In voting 3-2 to free the woman, Florence Cassez, 38, the magistrates did not address whether she was guilty or innocent. What was clear, they said, was that her rights had been violated by a televised broadcast of what appeared to be her arrest and the liberation of three kidnapping victims at a ranch outside Mexico City in December 2005.
Authorities later acknowledged that the raid was staged and that Ms. Cassez and her boyfriend at the time, Israel Vallarta, had been arrested the day before on a highway. They were held while the police set up the supposed raid, which was broadcast on national television.
Three kidnapping victims testified against her. But their testimony was inconsistent, and two of them did not identify her at first.
She was released Wednesday night and left the country on a late-night flight for Paris, according to The Associated Press.
Dispute over islands
TOKYO -- Japanese Coast Guard vessels fired water cannons at a Taiwanese boat Thursday to keep a group of activists from landing on East China Sea islands at the center of a dispute that has strained ties between Japan and China.

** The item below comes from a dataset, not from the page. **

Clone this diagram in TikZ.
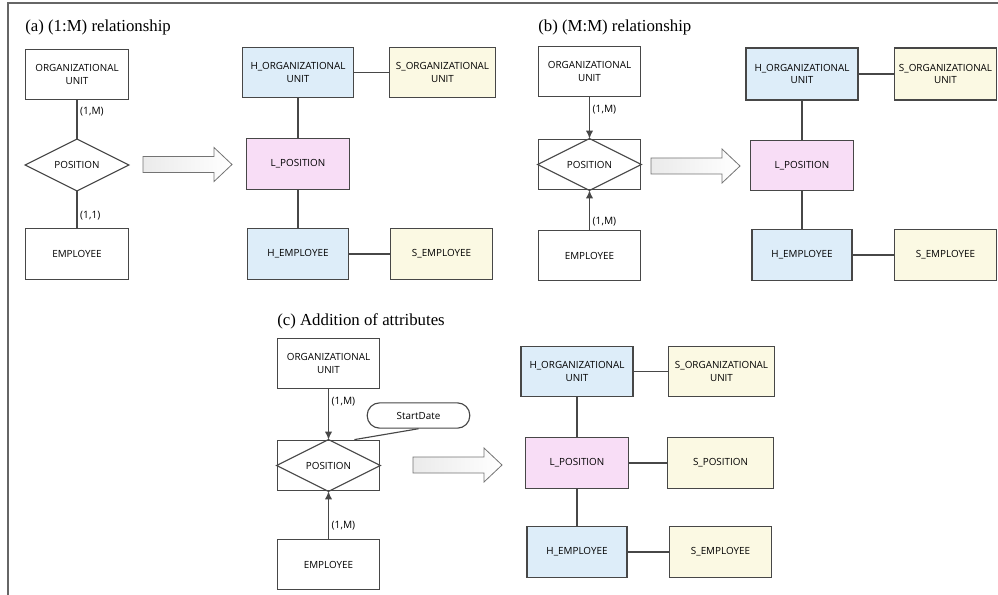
\documentclass[tikz,border=0pt]{standalone}
\usepackage{fontspec}
\setmainfont{Liberation Serif}
\newfontfamily\boxsans{Open Sans}
\usepackage{xcolor}
\usetikzlibrary{arrows.meta,calc}
\definecolor{hubblue}{HTML}{DDEDF9}
\definecolor{lnkpink}{HTML}{F8DDF6}
\definecolor{satyellow}{HTML}{FBF9E3}
\tikzset{
  ent/.style={draw=black!72, line width=0.85pt, minimum width=77pt, minimum height=38pt,
              align=center, inner sep=1pt, font=\boxsans\fontsize{7.4}{9.2}\selectfont},
  hub/.style={ent, fill=hubblue},
  lnk/.style={ent, fill=lnkpink},
  sat/.style={ent, fill=satyellow},
  rel/.style={ent, draw=none},
  conn/.style={draw=black!72, line width=0.85pt},
  card/.style={font=\boxsans\fontsize{7.6}{9}\selectfont, right, inner sep=2pt},
  title/.style={anchor=west, inner sep=0pt, font=\fontsize{12.6}{15}\selectfont}
}
\begin{document}
\begin{tikzpicture}[x=0.75pt, y=-0.75pt]
	\useasboundingbox (0,0) rectangle (998,595);
	\draw[black!60, line width=1.1pt] (8,595) -- (8,3) -- (998,3);

	% (a)
	\node[title] (ta) at (25,27) {(a) (1:M) relationship};
	\node[ent] (orgA) at (77,74.5) {ORGANIZATIONAL\\UNIT};
	\node[rel] (relA) at (77,165) {POSITION};
	\node[ent] (empA) at (77,254) {EMPLOYEE};
	\draw[conn] (relA.north) -- (relA.east) -- (relA.south) -- (relA.west) -- cycle;
	\draw[conn] (orgA.south) -- node[card, pos=0.28] {(1,M)} (relA.north);
	\draw[conn] (relA.south) -- node[card, pos=0.67] {(1,1)} (empA.north);
	\node[hub, minimum width=83pt] (hoA) at (298,72.5) {H\_ORGANIZATIONAL\\UNIT};
	\node[sat, minimum width=79pt] (soA) at (442.5,72.5) {S\_ORGANIZATIONAL\\UNIT};
	\node[lnk] (lpA) at (298,164) {L\_POSITION};
	\node[hub, minimum width=76pt] (heA) at (298,254) {H\_EMPLOYEE};
	\node[sat] (seA) at (441.5,254) {S\_EMPLOYEE};
	\draw[conn] (hoA) -- (soA);
	\draw[conn] (hoA) -- (lpA);
	\draw[conn] (lpA) -- (heA);
	\draw[conn] (heA) -- (seA);

	% (b)
	\node[title] (tb) at (538,27) {(b) (M:M) relationship};
	\node[ent] (orgB) at (589.5,71.5) {ORGANIZATIONAL\\UNIT};
	\node[ent] (relB) at (589.5,164.5) {POSITION};
	\node[ent] (empB) at (589.5,255.5) {EMPLOYEE};
	\draw[conn] (relB.north) -- (relB.east) -- (relB.south) -- (relB.west) -- cycle;
	\draw[conn, -{Latex[length=6pt,width=5.5pt]}] (orgB.south) -- node[card, pos=0.3] {(1,M)} (relB.north);
	\draw[conn, -{Latex[length=6pt,width=5.5pt]}] (empB.north) -- node[card, pos=0.2] {(1,M)} (relB.south);
	\node[hub, minimum width=84pt, minimum height=39pt] (hoB) at (802,74) {H\_ORGANIZATIONAL\\UNIT};
	\node[sat, minimum height=39pt] (soB) at (945.5,74) {S\_ORGANIZATIONAL\\UNIT};
	\node[lnk] (lpB) at (802,165.5) {L\_POSITION};
	\node[hub, minimum width=75pt] (heB) at (802,255) {H\_EMPLOYEE};
	\node[sat] (seB) at (945.5,255) {S\_EMPLOYEE};
	\draw[conn] (hoB) -- (soB);
	\draw[conn] (hoB) -- (lpB);
	\draw[conn] (lpB) -- (heB);
	\draw[conn] (heB) -- (seB);

	% (c)
	\node[title] (tc) at (277,321) {(c) Addition of attributes};
	\node[ent] (orgC) at (328.5,363.5) {ORGANIZATIONAL\\UNIT};
	\node[ent] (relC) at (328.5,465.5) {POSITION};
	\node[ent] (empC) at (328.5,564.5) {EMPLOYEE};
	\draw[conn] (relC.north) -- (relC.east) -- (relC.south) -- (relC.west) -- cycle;
	\draw[conn, -{Latex[length=6pt,width=5.5pt]}] (orgC.south) -- node[card, pos=0.24] {(1,M)} (relC.north);
	\draw[conn, -{Latex[length=6pt,width=5.5pt]}] (empC.north) -- node[card, pos=0.27] {(1,M)} (relC.south);
	\node[ent, rounded corners=9.4pt, minimum height=19pt] (sdC) at (418.5,415.5) {StartDate};
	\draw[conn] ($(relC.north)!0.5!(relC.north east)$) -- (sdC.south);
	\node[hub, minimum width=84pt] (hoC) at (577,371.5) {H\_ORGANIZATIONAL\\UNIT};
	\node[sat, minimum width=79pt] (soC) at (721.5,371.5) {S\_ORGANIZATIONAL\\UNIT};
	\node[lnk] (lpC) at (577,463) {L\_POSITION};
	\node[sat, minimum width=79pt] (spC) at (720.5,463) {S\_POSITION};
	\node[hub, minimum width=75pt] (heC) at (577,552) {H\_EMPLOYEE};
	\node[sat] (seC) at (720.5,552) {S\_EMPLOYEE};
	\draw[conn] (hoC) -- (soC);
	\draw[conn] (hoC) -- (lpC);
	\draw[conn] (lpC) -- (spC);
	\draw[conn] (lpC) -- (heC);
	\draw[conn] (heC) -- (seC);

	% block arrows
	\foreach \x/\y in {143/164.5, 651/166, 413/465}
		\draw[black!55, line width=0.6pt, left color=black!8, right color=white]
			(\x,\y-8) -- (\x+71,\y-8) -- (\x+71,\y-17) -- (\x+89,\y)
			-- (\x+71,\y+17) -- (\x+71,\y+8) -- (\x,\y+8) -- cycle;
\end{tikzpicture}
\end{document}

The Taiwanese boat left the area along with four Taiwanese coast guard vessels that had accompanied it, the Japanese Coast Guard said in a faxed statement. Three Chinese Marine Surveillance vessels were also circling the islands just outside Japanese-administered waters, according to the statement.

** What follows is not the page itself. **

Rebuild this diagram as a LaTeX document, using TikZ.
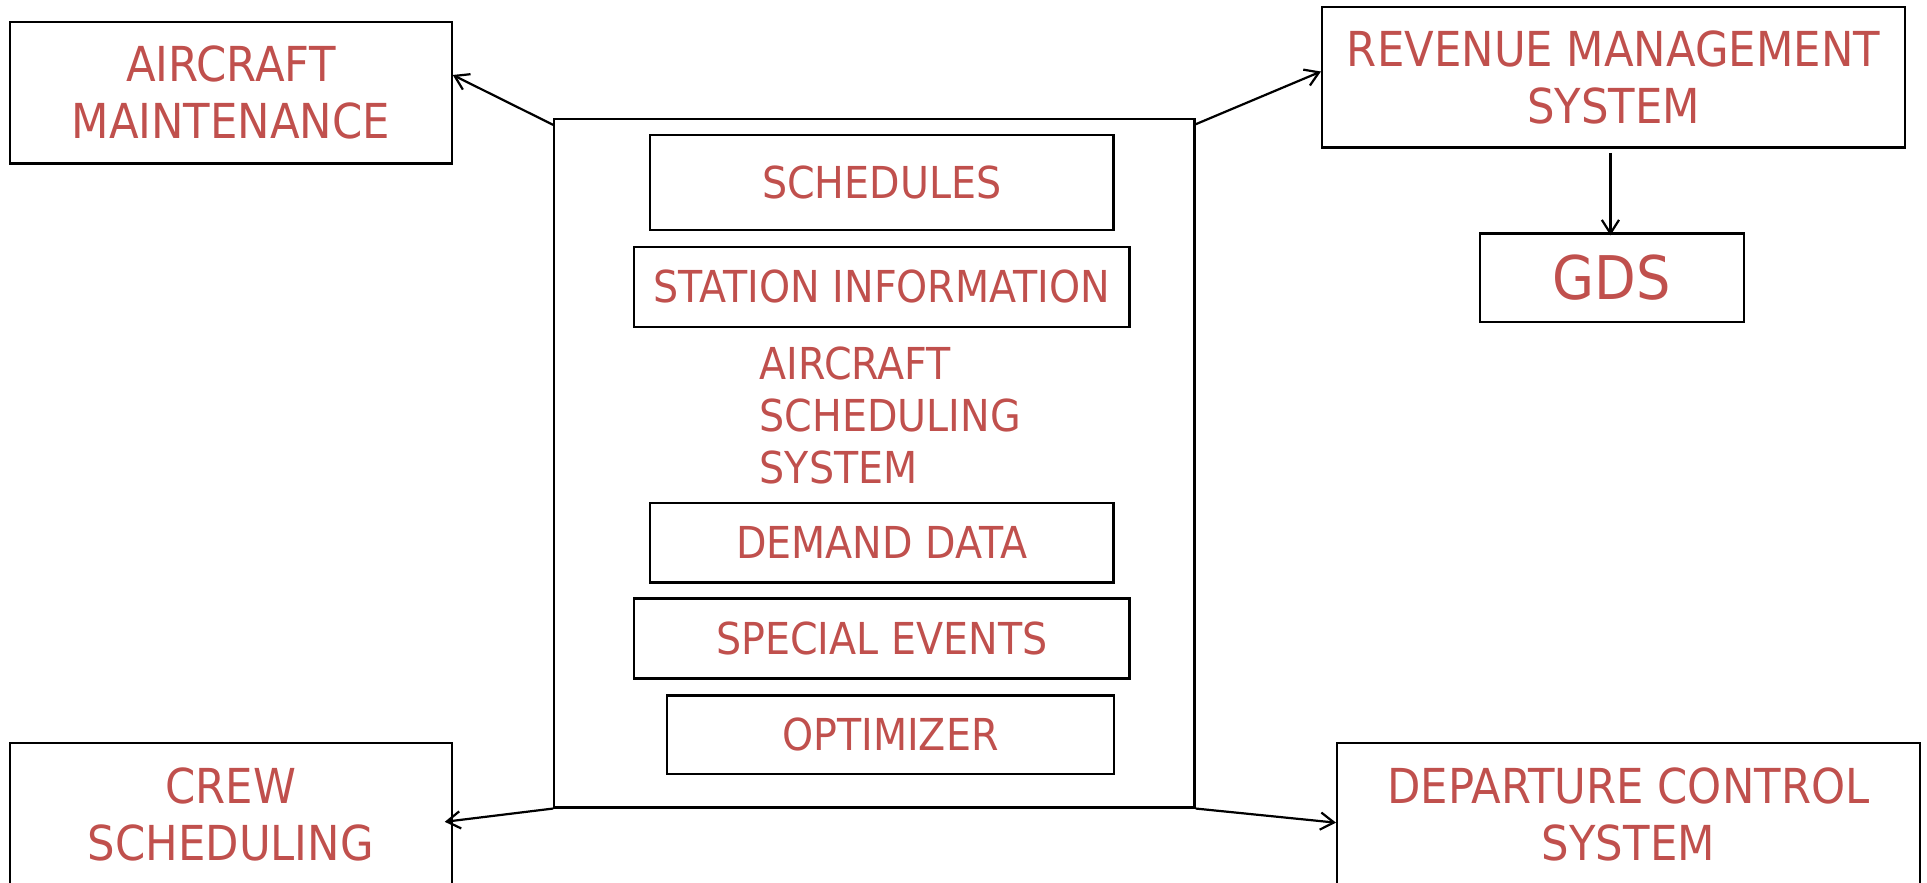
\documentclass[tikz,border=0pt]{standalone}
\usepackage{fontspec}
\setmainfont{DejaVu Sans}[FakeStretch=0.9]
\usetikzlibrary{arrows.meta,calc}
\definecolor{labelred}{HTML}{C0504D}

\begin{document}
\begin{tikzpicture}[x=1pt,y=-1pt,
  box/.style={draw=black, line width=1.8pt, inner sep=0pt, text=labelred, align=center},
  outerbox/.style={box, font=\fontsize{39.2}{46.5}\selectfont},
  innerbox/.style={box, font=\fontsize{35.8}{42.5}\selectfont},
  link/.style={line width=1.8pt, -{Straight Barb[length=11pt,width=14pt]}}]

  % page frame
  \clip (0,0) rectangle (1568,718);

  % central system and its components
  \node[box, minimum width=521pt, minimum height=560pt] (ass) at (711.5,377) {};
  \node[innerbox, minimum width=377pt, minimum height=77pt] (sched) at (717.5,148.5) {SCHEDULES};
  \node[innerbox, minimum width=403pt, minimum height=65pt] (station) at (717.5,233.5) {STATION INFORMATION};
  \node[draw=none, inner sep=0pt, text=labelred, align=left, anchor=north west,
        font=\fontsize{35.8}{42.3}\selectfont] (asslabel) at (618,281.9)
        {AIRCRAFT\\SCHEDULING\\SYSTEM};
  \node[innerbox, minimum width=377pt, minimum height=65pt] (demand) at (717.5,441.5) {DEMAND DATA};
  \node[innerbox, minimum width=403pt, minimum height=65pt] (events) at (717.5,519.5) {SPECIAL EVENTS};
  \node[innerbox, minimum width=364pt, minimum height=64pt] (optim) at (724.5,598) {OPTIMIZER};

  % surrounding systems
  \node[outerbox, minimum width=359.4pt, minimum height=115pt] (maint) at (187.8,75.5) {AIRCRAFT\\MAINTENANCE};
  \node[outerbox, minimum width=474.3pt, minimum height=114.6pt] (rms) at (1312.9,62.7) {REVENUE MANAGEMENT\\SYSTEM};
  \node[box, font=\fontsize{49}{58}\selectfont, minimum width=215pt, minimum height=72pt] (gds) at (1311.5,226) {GDS};
  \node[outerbox, minimum width=359.4pt, minimum height=116.5pt] (crew) at (187.8,662.7) {CREW\\SCHEDULING};
  \node[outerbox, minimum width=474pt, minimum height=116.5pt] (dcs) at (1325,662.7) {DEPARTURE CONTROL\\SYSTEM};

  % data flows
  \draw[link] ($(ass.north west)+(0,5.5)$) -- ($(maint.east)+(0,-14.5)$);
  \draw[link] ($(ass.north east)+(0,5)$) -- ($(rms.west)+(0,-4.5)$);
  \draw[link] (ass.south west) -- ($(crew.east)+(-6.5,6)$);
  \draw[link] (ass.south east) -- ($(dcs.west)+(0,6.7)$);
  \draw[link] ($(rms.south)+(-2.5,3.5)$) -- ($(gds.north)+(-1.1,2.5)$);
\end{tikzpicture}
\end{document}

China has demanded that Japan withdraw its September purchase of the islands, elevating tensions between Asia's biggest economies that has damaged a $340 billion trade relationship and prolonged Japan's recession. The United States has repeatedly said the chain, also claimed by Taiwan, falls under a mutual defense treaty with Japan while saying it takes no position on sovereignty.
700 held without charges
ISLAMABAD -- Pakistan is holding 700 suspected militants without charges under a controversial law that has been criticized by human rights groups, the country's attorney general said Thursday.
The attorney general's admission, made during a Supreme Court hearing, will likely fuel concerns about Pakistan's conduct during the past several years as it battled a domestic Taliban insurgency in the country's northwest.
The suspected militants are being held in internment centers in the country's semiautonomous tribal region along the Afghan border -- an area that is the main Taliban sanctuary in the country, Attorney General Irfan Qadir said.
They will be held until the military concludes operations against the Taliban, and then authorities will determine whether they can be tried in court, Mr. Qadir said.
2nd anniversary of uprising
CAIRO -- Egypt's opposition plans protests today to mark the second anniversary of the uprising against Hosni Mubarak, highlighting the tensions that have hampered efforts to restore stability and revive the economy.
Much of the anger will this time be aimed at President Mohamed Morsi. Many opposition groups accuse him of working to tighten the grip of his Muslim Brotherhood on power, while failing to improve living conditions or tackle the other complaints that sparked the 2011 uprising.
Egypt's economy has been growing at the slowest pace in two decades for the two years since the revolution, as tourists and investors stayed away.